** start Stored data **

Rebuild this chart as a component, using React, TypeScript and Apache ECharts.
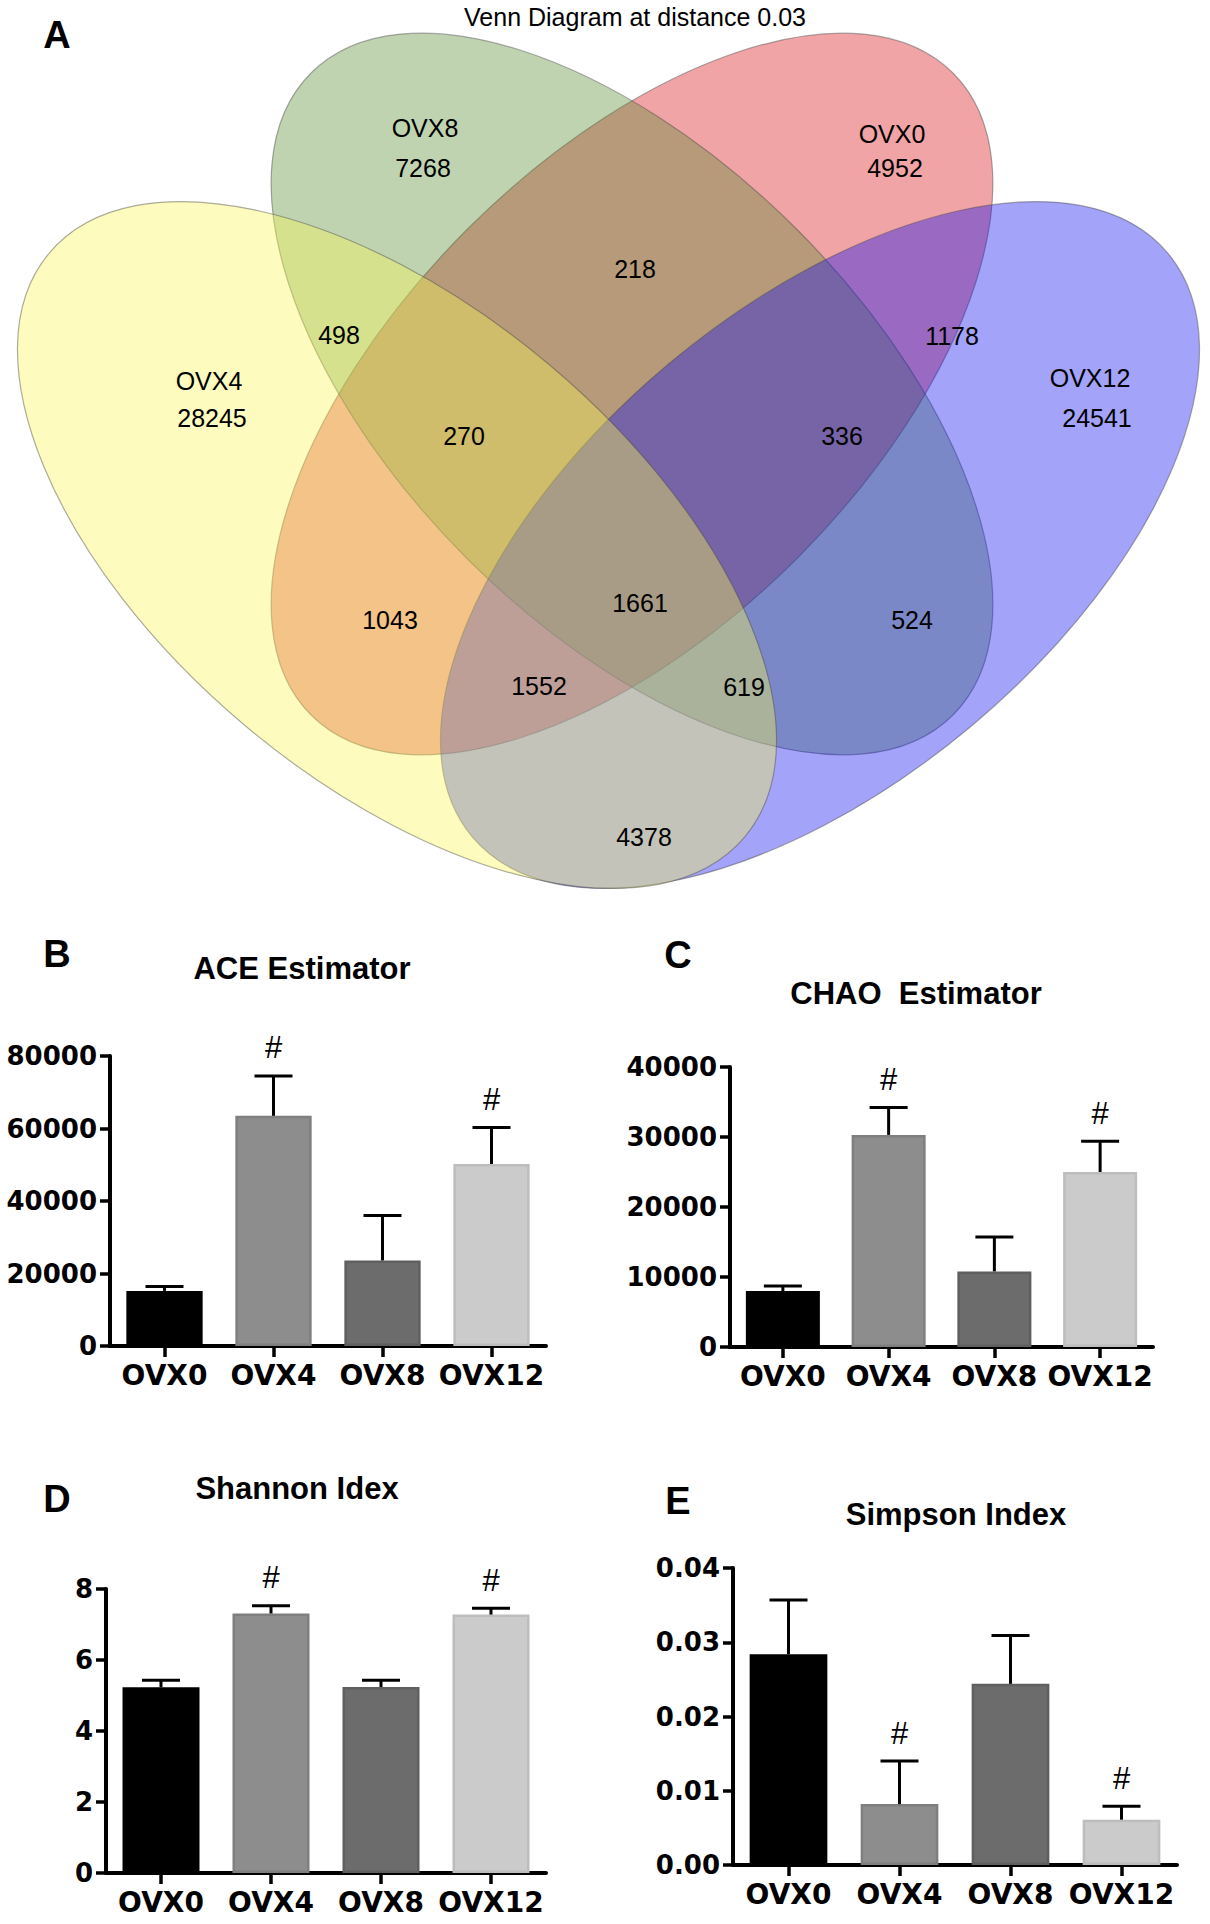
import React, { useEffect, useRef } from "react";
import * as echarts from "echarts";

// ---------- data ----------
const groups = ["OVX0", "OVX4", "OVX8", "OVX12"];

const aceMean = [15200, 63500, 23600, 50200];
const aceErr = [1200, 11000, 12400, 10100];
const aceTicks = [0, 20000, 40000, 60000, 80000];

const chaoMean = [8000, 30300, 10800, 25000];
const chaoErr = [700, 3900, 4900, 4400];
const chaoTicks = [0, 10000, 20000, 30000, 40000];

const shannonMean = [5.23, 7.31, 5.24, 7.28];
const shannonErr = [0.2, 0.22, 0.19, 0.18];
const shannonTicks = [0, 2, 4, 6, 8];

const simpsonMean = [0.0284, 0.0082, 0.0244, 0.0061];
const simpsonErr = [0.0073, 0.0058, 0.0065, 0.0018];
const simpsonTicks = [0, 0.01, 0.02, 0.03, 0.04];

const significant = [false, true, false, true];

const panelTitles = ["ACE Estimator", "CHAO  Estimator", "Shannon Idex", "Simpson Index"];
const panelLetters = ["A", "B", "C", "D", "E"];

const vennTitle = "Venn Diagram at distance 0.03";
const vennSetNames = ["OVX4", "OVX8", "OVX0", "OVX12"];
const vennSetUnique = [28245, 7268, 4952, 24541];
const vennOverlapCounts = [498, 218, 1178, 270, 336, 1043, 1661, 524, 1552, 619, 4378];

// ---------- layout (positions / styles) ----------
const FONT = '"Liberation Sans", Arial, Helvetica, sans-serif';
const AXFONT = '"DejaVu Sans", "Liberation Sans", Arial, sans-serif';

const barColors = ["#000000", "#8d8d8d", "#6c6c6c", "#cbcbcb"];
const barBorders = ["#000000", "#7f7f7f", "#5f5f5f", "#bdbdbd"];

const gridBoxes = [
  { left: 110, top: 1056, width: 436, height: 290 },
  { left: 730, top: 1067, width: 423, height: 280 },
  { left: 106, top: 1589, width: 440, height: 284 },
  { left: 733, top: 1568, width: 444, height: 297 },
];
const titlePos = [
  [302, 968],
  [916, 993],
  [297, 1488],
  [956, 1514],
];
const letterPos = [
  [57, 35],
  [57, 954],
  [678, 955],
  [57, 1499],
  [678, 1501],
];

// ellipses drawn bottom -> top (OVX0, OVX8, OVX12, OVX4)
const ellipseDefs = [
  { set: "OVX0", cx: 632, cy: 394, a: 454, b: 233, rot: 45, fill: "rgba(215,15,21,0.38)" },
  { set: "OVX8", cx: 632, cy: 394, a: 454, b: 233, rot: -45, fill: "rgba(87,139,47,0.38)" },
  { set: "OVX12", cx: 820, cy: 545, a: 454, b: 236, rot: 40, fill: "rgba(13,13,239,0.38)" },
  { set: "OVX4", cx: 397, cy: 545, a: 454, b: 236, rot: -40, fill: "rgba(250,247,84,0.38)" },
];
const setLabelPos = [
  [209, 381, 212, 418],
  [425, 128, 423, 168],
  [892, 134, 895, 168],
  [1090, 378, 1097, 418],
];
const overlapPos = [
  [339, 335],
  [635, 269],
  [952, 336],
  [464, 436],
  [842, 436],
  [390, 620],
  [640, 603],
  [912, 620],
  [539, 686],
  [744, 687],
  [644, 837],
];

function txt(text: string, x: number, y: number, size: number, weight: string, family = FONT) {
  return {
    type: "text",
    x,
    y,
    z: 20,
    silent: true,
    style: {
      text,
      font: `${weight} ${size}px ${family}`,
      fill: "#000",
      align: "center",
      verticalAlign: "middle",
      textAlign: "center",
      textVerticalAlign: "middle",
    },
  };
}

function buildOption() {
  const panels = [
    { mean: aceMean, err: aceErr, ticks: aceTicks, fmt: (v: number) => String(v) },
    { mean: chaoMean, err: chaoErr, ticks: chaoTicks, fmt: (v: number) => String(v) },
    { mean: shannonMean, err: shannonErr, ticks: shannonTicks, fmt: (v: number) => String(v) },
    { mean: simpsonMean, err: simpsonErr, ticks: simpsonTicks, fmt: (v: number) => v.toFixed(2) },
  ];

  const grid = gridBoxes.map((g) => ({ ...g, containLabel: false, outerBoundsMode: "none" }));

  const xAxis = panels.map((_, i) => ({
    type: "category",
    gridIndex: i,
    data: groups,
    axisLine: { show: true, lineStyle: { color: "#000", width: 4 } },
    axisTick: { show: true, alignWithLabel: true, length: 11, lineStyle: { color: "#000", width: 3.5 } },
    axisLabel: {
      interval: 0,
      color: "#000",
      fontSize: 28,
      fontWeight: "bold",
      fontFamily: AXFONT,
      margin: 15,
    },
    splitLine: { show: false },
  }));

  const yAxis = panels.map((p, i) => {
    const t = p.ticks;
    return {
      type: "value",
      gridIndex: i,
      min: t[0],
      max: t[t.length - 1],
      interval: t[1] - t[0],
      axisLine: { show: true, lineStyle: { color: "#000", width: 4 } },
      axisTick: { show: true, length: 10, lineStyle: { color: "#000", width: 3.5 } },
      axisLabel: {
        color: "#000",
        fontSize: 26,
        fontWeight: "bold",
        fontFamily: AXFONT,
        margin: 13,
        formatter: p.fmt,
      },
      splitLine: { show: false },
    };
  });

  const series: any[] = [];
  panels.forEach((p, i) => {
    series.push({
      type: "bar",
      xAxisIndex: i,
      yAxisIndex: i,
      barCategoryGap: "30%",
      z: 2,
      data: p.mean.map((v, k) => ({
        value: v,
        itemStyle: { color: barColors[k], borderColor: barBorders[k], borderWidth: 2.5 },
      })),
    });
    series.push({
      type: "custom",
      xAxisIndex: i,
      yAxisIndex: i,
      z: 3,
      encode: { x: 0, y: 1 },
      data: p.mean.map((v, k) => [k, v + p.err[k], v, significant[k] ? 1 : 0]),
      renderItem: (_params: any, api: any) => {
        const idx = api.value(0);
        const top = api.coord([idx, api.value(1)]);
        const base = api.coord([idx, api.value(2)]);
        const children: any[] = [
          {
            type: "line",
            shape: { x1: top[0], y1: base[1], x2: top[0], y2: top[1] },
            style: { stroke: "#000", lineWidth: 3 },
          },
          {
            type: "line",
            shape: { x1: top[0] - 19, y1: top[1], x2: top[0] + 19, y2: top[1] },
            style: { stroke: "#000", lineWidth: 3 },
          },
        ];
        if (api.value(3)) {
          children.push({
            type: "text",
            x: top[0],
            y: top[1] - 28,
            style: {
              text: "#",
              fontSize: 31,
              fontFamily: FONT,
              fontWeight: "normal",
              fill: "#000",
              align: "center",
              verticalAlign: "middle",
              textAlign: "center",
              textVerticalAlign: "middle",
            },
          });
        }
        return { type: "group", children };
      },
    });
  });

  const graphics: any[] = [];
  ellipseDefs.forEach((e) => {
    graphics.push({
      type: "ellipse",
      x: e.cx,
      y: e.cy,
      rotation: (e.rot * Math.PI) / 180,
      silent: true,
      shape: { cx: 0, cy: 0, rx: e.a, ry: e.b },
      style: { fill: e.fill, stroke: "rgba(70,70,70,0.45)", lineWidth: 1.2 },
      z: 1,
    });
  });
  graphics.push(txt(vennTitle, 635, 17, 25, "normal"));
  vennSetNames.forEach((n, i) => {
    const p = setLabelPos[i];
    graphics.push(txt(n, p[0], p[1], 25, "normal"));
    graphics.push(txt(String(vennSetUnique[i]), p[2], p[3], 25, "normal"));
  });
  vennOverlapCounts.forEach((c, i) => {
    const p = overlapPos[i];
    graphics.push(txt(String(c), p[0], p[1], 25, "normal"));
  });
  panelLetters.forEach((l, i) => {
    const p = letterPos[i];
    graphics.push(txt(l, p[0], p[1], 38, "bold"));
  });
  panelTitles.forEach((t, i) => {
    const p = titlePos[i];
    graphics.push(txt(t, p[0], p[1], 31, "bold"));
  });

  return {
    animation: false,
    backgroundColor: "#ffffff",
    grid,
    xAxis,
    yAxis,
    series,
    graphic: { elements: graphics },
  };
}

export default function App() {
  const ref = useRef<HTMLDivElement | null>(null);
  useEffect(() => {
    document.body.style.margin = "0";
    if (!ref.current) return;
    const chart = echarts.init(ref.current, undefined, { renderer: "svg" });
    chart.setOption(buildOption() as any);
    return () => {
      chart.dispose();
    };
  }, []);
  return <div ref={ref} style={{ width: 1210, height: 1924, background: "#fff" }} />;
}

** end Stored data **

Exercise:
Copy nothing but the lines from the top of the data down to the line containing "const significant = [false, true, false, true];", and leave the pictures out.

Exercise output:
Rebuild this chart as a component, using React, TypeScript and Apache ECharts.
import React, { useEffect, useRef } from "react";
import * as echarts from "echarts";

// ---------- data ----------
const groups = ["OVX0", "OVX4", "OVX8", "OVX12"];

const aceMean = [15200, 63500, 23600, 50200];
const aceErr = [1200, 11000, 12400, 10100];
const aceTicks = [0, 20000, 40000, 60000, 80000];

const chaoMean = [8000, 30300, 10800, 25000];
const chaoErr = [700, 3900, 4900, 4400];
const chaoTicks = [0, 10000, 20000, 30000, 40000];

const shannonMean = [5.23, 7.31, 5.24, 7.28];
const shannonErr = [0.2, 0.22, 0.19, 0.18];
const shannonTicks = [0, 2, 4, 6, 8];

const simpsonMean = [0.0284, 0.0082, 0.0244, 0.0061];
const simpsonErr = [0.0073, 0.0058, 0.0065, 0.0018];
const simpsonTicks = [0, 0.01, 0.02, 0.03, 0.04];

const significant = [false, true, false, true];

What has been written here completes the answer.